Louis Dreyfus Commodities will invest $21 million to remodel and update its grain elevator near the Rose Quarter.
Louis Dreyfus is the latest grain operator to announce investments totaling more than $65 million this month.
In early December, Columbia Grain Inc., said it would invest as much as $45 million over the next 30 months to expand its Portland grain handling facility. Columbia Grain will expand its T-5 operation following a 25-year extension of its lease with the Port of Portland.
In 2011, Louis Dreyfus said the grain exporting facility processed a record amount of grain and that all elevators on the Columbia River system were operating at capacity, hinting at the need to expand capacity.The renovation has been completed.
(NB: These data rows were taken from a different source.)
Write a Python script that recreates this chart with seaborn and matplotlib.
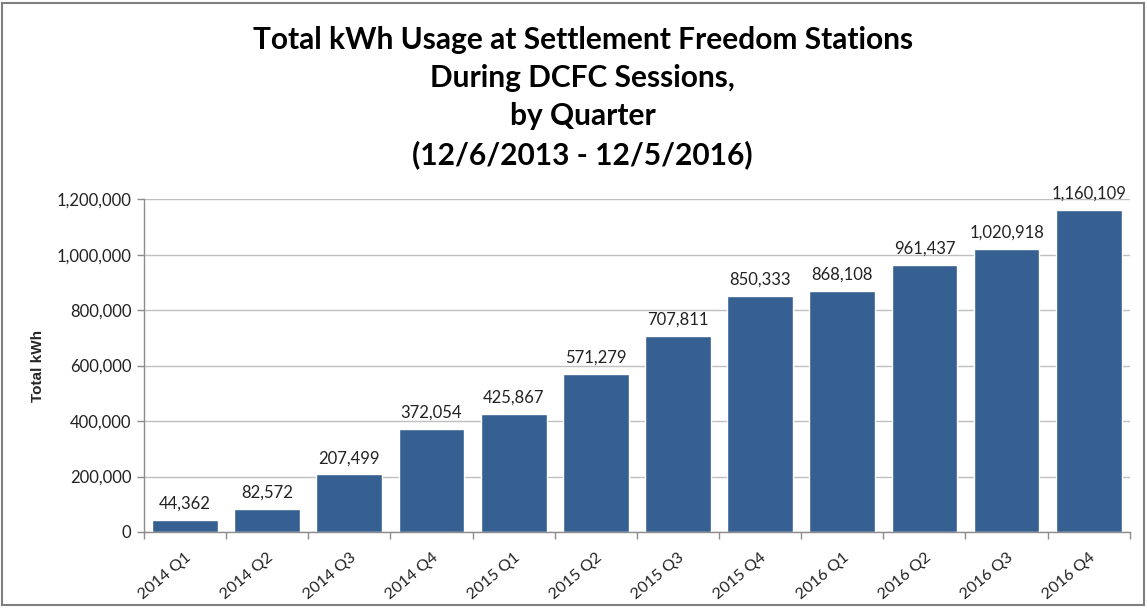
import numpy as np
import pandas as pd
import matplotlib
matplotlib.use('Agg')
import matplotlib.pyplot as plt
import seaborn as sns
from matplotlib.ticker import FuncFormatter, FixedLocator
from matplotlib.patches import Rectangle

quarters = ['2014 Q1', '2014 Q2', '2014 Q3', '2014 Q4',
            '2015 Q1', '2015 Q2', '2015 Q3', '2015 Q4',
            '2016 Q1', '2016 Q2', '2016 Q3', '2016 Q4']
kwh = [44362, 82572, 207499, 372054, 425867, 571279,
       707811, 850333, 868108, 961437, 1020918, 1160109]

df = pd.DataFrame({'quarter': quarters, 'kwh': kwh})

sns.set_style('white')
plt.rcParams['font.family'] = ['Lato', 'DejaVu Sans']

fig = plt.figure(figsize=(11.47, 6.11), dpi=100)
ax = fig.add_axes([0.1255, 0.1293, 0.8595, 0.5447])

sns.barplot(data=df, x='quarter', y='kwh', color='#366092', width=0.8,
            saturation=1, ax=ax)

#==================================================
# ejes
#==================================================
ax.set_ylim(0, 1200000)
ax.set_xlim(-0.5, len(quarters) - 0.5)
ax.set_yticks(np.arange(0, 1200001, 200000))
ax.yaxis.set_major_formatter(FuncFormatter(lambda v, p: f'{int(v):,}'))
ax.grid(axis='y', color='#bfbfbf', linewidth=1)
ax.set_axisbelow(True)
for s in ['top', 'right']:
    ax.spines[s].set_visible(False)
for s in ['left', 'bottom']:
    ax.spines[s].set_color('#8c8c8c')
    ax.spines[s].set_linewidth(1)

ax.tick_params(axis='y', labelsize=12, colors='#8c8c8c', length=5, width=1,
               labelcolor='#222222', left=True, pad=4)
ax.tick_params(axis='x', which='major', length=0, labelsize=11.5, pad=13,
               labelcolor='#222222')
ax.xaxis.set_minor_locator(FixedLocator(np.arange(-0.5, len(quarters), 1)))
ax.tick_params(axis='x', which='minor', length=5, width=1, colors='#8c8c8c',
               bottom=True)
plt.setp(ax.get_xticklabels(), rotation=40, ha='right', rotation_mode='anchor')

ax.set_xlabel('')
ax.set_ylabel('Total kWh', fontsize=11, fontweight='bold', labelpad=8,
              family=['Liberation Sans', 'DejaVu Sans'])

#==================================================
# etiquetas de datos
#==================================================
for i, v in enumerate(kwh):
    ax.text(i, v + 30000, f'{v:,}', ha='center', va='bottom', fontsize=12,
            color='#222222')

#==================================================
# titulo
#==================================================
fig.text(0.508, 0.957,
         'Total kWh Usage at Settlement Freedom Stations\nDuring DCFC Sessions,\nby Quarter\n(12/6/2013 - 12/5/2016)',
         ha='center', va='top', fontsize=21.5, fontweight='bold',
         linespacing=1.43, color='black')

fig.patches.append(Rectangle((0.002, 0.01), 0.995, 0.985, transform=fig.transFigure,
                             fill=False, edgecolor='#7f7f7f', linewidth=1.5))

fig.savefig('out.png', dpi=100)
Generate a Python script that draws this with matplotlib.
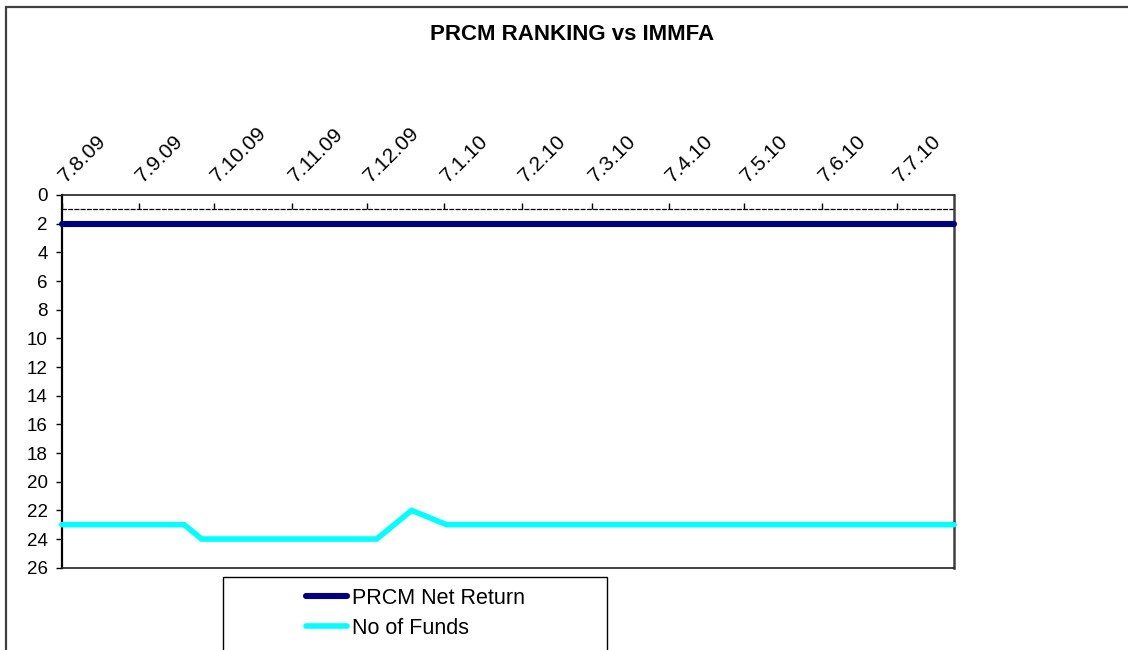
import pandas as pd
import matplotlib
matplotlib.use('Agg')
import matplotlib.pyplot as plt
import matplotlib.patches as patches

plt.rcParams['font.family'] = ['Liberation Sans', 'DejaVu Sans']

# Weekly (Friday) observations, new year's day missing
dates = pd.date_range('2009-08-07', '2010-07-30', freq='7D')
dates = dates[dates != pd.Timestamp('2010-01-01')]

prcm_net_return = [2] * 51
no_of_funds = ([23, 23, 23, 23, 23, 23, 23, 23]
               + [24, 24, 24, 24, 24, 24, 24, 24, 24, 24, 24]
               + [23, 22]
               + [23] * 30)

tick_dates = pd.to_datetime(['2009-08-07', '2009-09-07', '2009-10-07', '2009-11-07',
                             '2009-12-07', '2010-01-07', '2010-02-07', '2010-03-07',
                             '2010-04-07', '2010-05-07', '2010-06-07', '2010-07-07'])
tick_labels = ['7.8.09', '7.9.09', '7.10.09', '7.11.09', '7.12.09', '7.1.10',
               '7.2.10', '7.3.10', '7.4.10', '7.5.10', '7.6.10', '7.7.10']
y_ticks = list(range(0, 27, 2))

W, H = 1128, 650
fig = plt.figure(figsize=(W / 100, H / 100), dpi=100)

# outer chart frame (right and bottom edges fall outside the picture)
fig.patches.append(patches.Rectangle((6 / W, -0.1), 1.2, 1.1 - 7 / H,
                                     transform=fig.transFigure, fill=False,
                                     edgecolor='#404040', linewidth=1.6))

ax = fig.add_axes([61.7 / W, 1 - 567.7 / H, (954 - 61.7) / W, (567.7 - 195) / H])

ax.plot(dates, prcm_net_return, color='#000080', linewidth=4.4,
        solid_capstyle='round', label='PRCM Net Return', clip_on=False, zorder=3)
ax.plot(dates, no_of_funds, color='#00FFFF', linewidth=4.0,
        solid_capstyle='round', solid_joinstyle='miter', label='No of Funds',
        clip_on=False, zorder=3)

ax.set_xlim(dates[0], dates[-1])
ax.set_ylim(26, 0)
ax.set_yticks(y_ticks)
ax.set_yticklabels([str(v) for v in y_ticks])
ax.tick_params(axis='y', direction='out', length=4, width=1, pad=6,
               labelsize=13.5, colors='black')
ax.set_xticks([])

for side in ['top', 'bottom']:
    ax.spines[side].set_color('#202020')
    ax.spines[side].set_linewidth(1.2)
ax.spines['right'].set_color('#404040')
ax.spines['right'].set_linewidth(1.8)
ax.spines['left'].set_color('black')
ax.spines['left'].set_linewidth(1.6)

# category axis crosses at 1 with a dashed line, labels above the plot
sec = ax.secondary_xaxis(1 - 1 / 26)
sec.spines['top'].set_linestyle((0, (3, 2)))
sec.spines['top'].set_linewidth(0.9)
sec.set_xticks(tick_dates)
sec.set_xticklabels([])
sec.tick_params(axis='x', direction='out', length=4, width=1)

for d, lab in zip(tick_dates, tick_labels):
    ax.annotate(lab, xy=(d, 1), xycoords='data', xytext=(3, 18.7),
                textcoords='offset points', rotation=45, ha='left',
                va='baseline', rotation_mode='anchor', fontsize=15,
                annotation_clip=False)

fig.text(572 / W, 1 - 34 / H, 'PRCM RANKING vs IMMFA', ha='center', va='center',
         fontsize=16, fontweight='bold')

# legend box
fig.patches.append(patches.Rectangle((222.7 / W, -0.1), (607 - 222.7) / W,
                                     0.1 + 1 - 577 / H, transform=fig.transFigure,
                                     fill=False, edgecolor='black', linewidth=1))
fig.legend(loc='upper left', bbox_to_anchor=(306 / W, 1 - 588 / H), frameon=False,
           fontsize=15.5, borderpad=0, borderaxespad=0, handlelength=1.9,
           handletextpad=0.25, labelspacing=0.4)

fig.savefig('out.png', dpi=100)
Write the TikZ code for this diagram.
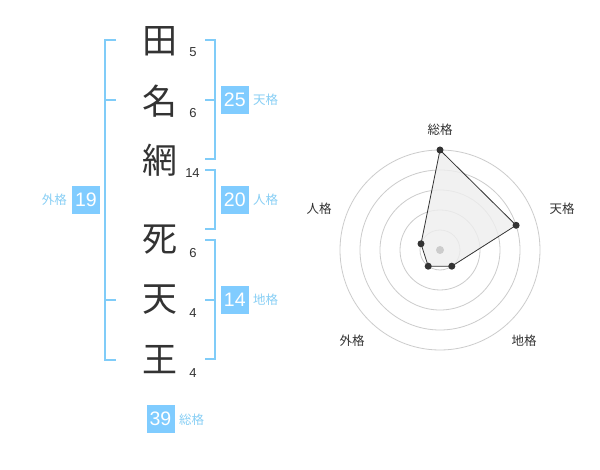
\documentclass[tikz,border=0pt]{standalone}
\usepackage{fontspec}
\setmainfont{Liberation Sans}
\newfontfamily\jpfont{Noto Sans CJK JP}
\definecolor{brk}{HTML}{80CCF8}
\definecolor{boxc}{HTML}{80CCFF}
\definecolor{lblc}{HTML}{88CFF5}
\definecolor{ink}{HTML}{333333}
\definecolor{ringc}{HTML}{CCCCCC}
\definecolor{polyfill}{HTML}{EEEEEE}
\tikzset{
  kanji/.style={font=\jpfont\fontsize{35}{35}\selectfont, text=ink, inner sep=0pt},
  strokes/.style={font=\fontsize{13}{13}\selectfont, text=ink, inner sep=0pt},
  numbox/.style={fill=boxc, text=white, minimum width=28pt, minimum height=28pt, inner sep=0pt, font=\fontsize{19.5}{19.5}\selectfont},
  kaku/.style={font=\jpfont\fontsize{12.5}{12.5}\selectfont, text=lblc, inner sep=0pt},
  bracket/.style={draw=brk, line width=2pt},
  ring/.style={draw=ringc, line width=0.8pt},
  axislbl/.style={font=\jpfont\fontsize{12.5}{12.5}\selectfont, text=ink, inner sep=0pt},
  dot/.style={circle, fill=ink, inner sep=0pt, minimum size=7pt},
}
\begin{document}
\begin{tikzpicture}[x=1pt,y=-1pt]
\useasboundingbox (0,0) rectangle (600,470);
\fill[white] (0,0) rectangle (600,470);
% kanji
\node[kanji] (k1) at (160,41) {田};
\node[kanji] (k2) at (160,101) {名};
\node[kanji] (k3) at (160,160) {網};
\node[kanji] (k4) at (160,240) {死};
\node[kanji] (k5) at (160,300) {天};
\node[kanji] (k6) at (160,360) {王};
% stroke counts
\node[strokes] (s1) at (193,52) {5};
\node[strokes] (s2) at (193,113) {6};
\node[strokes] (s3) at (192.5,173) {14};
\node[strokes] (s4) at (193,253) {6};
\node[strokes] (s5) at (193,313) {4};
\node[strokes] (s6) at (193,373) {4};
% left bracket (gaikaku)
\coordinate (la) at (116,40);
\coordinate (lb) at (116,360);
\draw[bracket] (la) -- (105,40) -- (105,360) -- (lb);
\draw[bracket] (105,100) -- (116,100);
\draw[bracket] (105,300) -- (116,300);
\node[numbox] (b19) at (86,200) {19};
\node[kaku, anchor=east] (g19) at (67,200) {外格};
% right brackets
\draw[bracket] (205,40) -- (215,40) -- (215,159.5) -- (205,159.5);
\draw[bracket] (205,100) -- (215,100);
\draw[bracket] (205,170) -- (215,170) -- (215,229.5) -- (205,229.5);
\draw[bracket] (205,240) -- (215,240) -- (215,359.5) -- (205,359.5);
\draw[bracket] (205,300) -- (215,300);
\node[numbox] (b25) at (234.8,100) {25};
\node[kaku, anchor=west] (t25) at (253,100) {天格};
\node[numbox] (b20) at (234.8,200) {20};
\node[kaku, anchor=west] (t20) at (253,200) {人格};
\node[numbox] (b14) at (234.8,300) {14};
\node[kaku, anchor=west] (t14) at (253,300) {地格};
\node[numbox] (b39) at (160.5,419) {39};
\node[kaku, anchor=west] (t39) at (179,420) {総格};
% radar chart
\coordinate (c) at (440,250);
\foreach \r in {20,40,60,80,100} \draw[ring] (c) circle[radius=\r];
\coordinate (p1) at (440,150);
\coordinate (p2) at (516.1,225.3);
\coordinate (p3) at (451.8,266.2);
\coordinate (p4) at (428.2,266.2);
\coordinate (p5) at (421,243.8);
\filldraw[fill=polyfill, fill opacity=0.8, draw=ink, line width=0.8pt] (p1) -- (p2) -- (p3) -- (p4) -- (p5) -- cycle;
\fill[ringc] (c) circle[radius=4];
\foreach \p in {p1,p2,p3,p4,p5} \node[dot] at (\p) {};
\node[axislbl] (a1) at (440,130) {総格};
\node[axislbl] (a2) at (562,208.5) {天格};
\node[axislbl] (a3) at (524,341) {地格};
\node[axislbl] (a4) at (352,341) {外格};
\node[axislbl] (a5) at (319,208.5) {人格};
\end{tikzpicture}
\end{document}
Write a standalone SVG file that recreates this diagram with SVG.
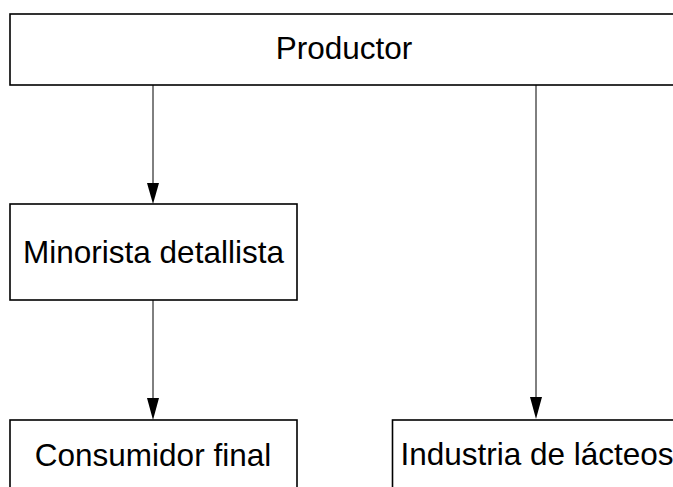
<svg xmlns="http://www.w3.org/2000/svg" width="673" height="487" viewBox="0 0 673 487">
<style>
.box{fill:#fff;stroke:#000;stroke-width:1.6}
.lbl{font-family:"Liberation Sans",Arial,sans-serif;font-size:31.5px;fill:#000;text-anchor:middle}
.edge{stroke:#000;stroke-width:1;fill:none}
.head{fill:#000;stroke:none}
</style>
<g id="connectors">
<line class="edge" x1="153" y1="85" x2="153" y2="190"/>
<polygon class="head" points="147,183 159,183 153,204"/>
<line class="edge" x1="153" y1="300" x2="153" y2="405"/>
<polygon class="head" points="147,398 159,398 153,420"/>
<line class="edge" x1="536" y1="85" x2="536" y2="405"/>
<polygon class="head" points="530,397 542,397 536,419"/>
</g>
<g id="productor">
<rect class="box" x="10" y="14" width="674" height="71"/>
<text class="lbl" x="344" y="59">Productor</text>
</g>
<g id="minorista">
<rect class="box" x="10" y="204" width="287" height="96"/>
<text class="lbl" x="153.5" y="263">Minorista detallista</text>
</g>
<g id="consumidor">
<rect class="box" x="10" y="420" width="287" height="80"/>
<text class="lbl" x="153" y="466">Consumidor final</text>
</g>
<g id="industria">
<rect class="box" x="392.5" y="420" width="287" height="80"/>
<text class="lbl" x="537" y="465">Industria de lácteos</text>
</g>
</svg>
The photos of the project can be found here.
But that's not important.
This is what caught my eye. Do you see that ship in the photos? That's the Almasi. The Almasi is a bulk carrier ship.
It is the first ship to anchor at the new Louis Dreyful Rose Quarter grain elevator in Portland. One can track the Almasi at this site.
But that's not important.
This is the important part.
The grain that is being loaded unto the Almasi, the first ship to take on grain from newly renovated Rose Quarter elevator is grain that was grown in North Dakota.
I do not know the name of the North Dakota farmer(s) whose grain that was, but if the fields were in northwestern North Dakota, it was very possibly my dad's agency that "wrote" the crop insurance. Back in 2011 I had the pleasure of reconciling crop insurance policies for that agency during a short stint on staff.
As noted: I do not know the name of the North Dakota farmer(s) whose grain that was, but my operatives are hot on the trail. LOL.
This really is a wonderful country. The information above is accurate to the best of my knowledge but it was written a bit tongue-in-cheek. But think of all the little "things" that went into that "process." A farmer in North Dakota growing the grain that somehow gets from the field to the train, and then from the train to the port, and then unto the ship. Think of all the individuals that were involved in developing, marketing, and selling the seed that was bought by the farmer. Think of the three or four generations of Scandinavians or Syrians or Germans or Ukrainians or Russians who immigrated a century ago and homesteaded the original farms in North Dakota. The farm was passed down from generation to generation. Think of all the folks that would have insured the crops over the years through a Federal crop insurance program. Think of the technological improvements of the farm tractors. Think of the one-lane gravel roads that are now four-lane divided highways, and the single railroad tracks that are now double or triple tracked. Think of all the dispatcher, engineers along the way. Think of the men and women who manufactured the train cars. To me, it's simply a marvel that these things all come together.
And if that farm is in the northwest part of the state, there is probably a Bakken well producing oil that will end up on the East Coast of the United States or in Texas, via Cushing, Oklahoma.